Systems bypass this entirely. If your system is "work out three times per week," you win every week you do it, regardless of the scale. The outcome becomes a byproduct rather than the measure of success.
2. Goals Have an End Point — Systems Are Continuous
What happens after you lose those 20 pounds? Most people revert to old habits and regain the weight. The goal was the finish line, and now there's no system to maintain the result.
A system like "I'm the type of person who moves my body daily" has no end point. It's an identity that persists after any single outcome. You're never done being that person.
3. Goals Delay Happiness — Systems Deliver it Now
"I'll be happy when I hit my goal" means you're unhappy until you get there — and maybe for months or years. Then you hit it, feel good briefly, and set another goal that delays happiness further.
Systems let you win today. Every time you execute your system, you've succeeded. You don't wait for a distant outcome to feel good about your progress.
"You don't rise to the level of your goals. You fall to the level of your systems."
What a Good System Looks Like
A system isn't vague. It's not "be healthier" or "work harder." It's a specific, repeatable process that you can execute regardless of motivation:
❌ Goal-Focused
"I want to read 50 books this year."
✓ System-Focused
"I read for 20 minutes before bed every night."
❌ Goal-Focused
"I want to build a $100k emergency fund."
✓ System-Focused
"15% of every paycheck goes to savings automatically."
❌ Goal-Focused
"I want to get promoted this year."
✓ System-Focused
"I document one key decision or learning every Friday."
Notice the pattern. The goal is an outcome you can't directly control. The system is a behavior you execute regardless of external factors. You control the system; the outcome follows.
Identity-Based Systems Are Stickiest
Clear's deeper insight: the most powerful systems are rooted in identity, not outcomes. Don't aim to run a marathon — aim to become a runner. Don't try to write a book — become a writer. The outcome is evidence of the identity, not the goal itself.
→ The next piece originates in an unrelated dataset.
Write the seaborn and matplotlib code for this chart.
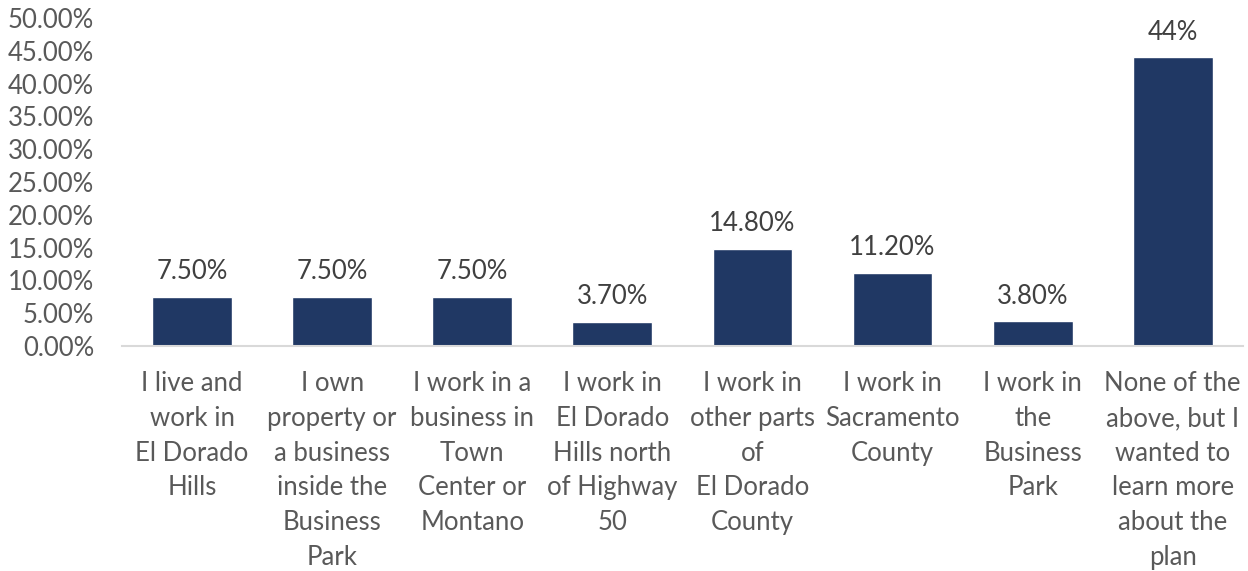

This shift is subtle but powerful. "I'm trying to quit smoking" is an outcome-based goal that you white-knuckle through. "I'm not a smoker" is an identity that makes decisions automatic. When offered a cigarette, a non-smoker doesn't struggle with willpower — they just don't smoke. It's incompatible with who they are.
Building Your System
If you're stuck in goal-thinking, here's how to shift to systems:
- Identify the outcome you want. Be honest about what you actually care about, not what sounds impressive.
- Work backward to the behaviors. What would someone who achieves that outcome do daily? That's your system.
- Make it specific and schedulable. "Exercise more" isn't a system. "Gym at 6 AM on Monday, Wednesday, Friday" is.
- Optimize for consistency, not intensity. A system you can do 80% of the time beats a heroic system you do 20% of the time.
- Measure inputs, not outputs. Did you execute your system today? That's the only metric that matters.
If you improve your system by just 1% each day, you'll be 37 times better in a year through compounding. That's the power of focusing on the process instead of obsessing over the outcome.
When Goals Still Matter
Goals aren't useless — they set direction. "I want to be financially independent" points you toward certain systems. "I want to compete in a triathlon" tells you which skills to build.
But once you have direction, forget the goal and focus on the system. The goal is the destination on the map. The system is putting one foot in front of the other, day after day, until you arrive.
The Long Game
Systems thinking requires patience because results lag behind effort. You won't see dramatic change in a week. But in six months? A year? The person who shows up consistently — who trusts their system even when progress feels invisible — will outperform the person who relies on motivation and goals every single time.
Not because they're more talented. Not because they tried harder. Because they built a system that kept working even when motivation faded, when goals felt distant, when progress seemed stalled.
That's why systems beat goals. Goals get you started. Systems keep you going. And in the long run, continuing is the only thing that matters.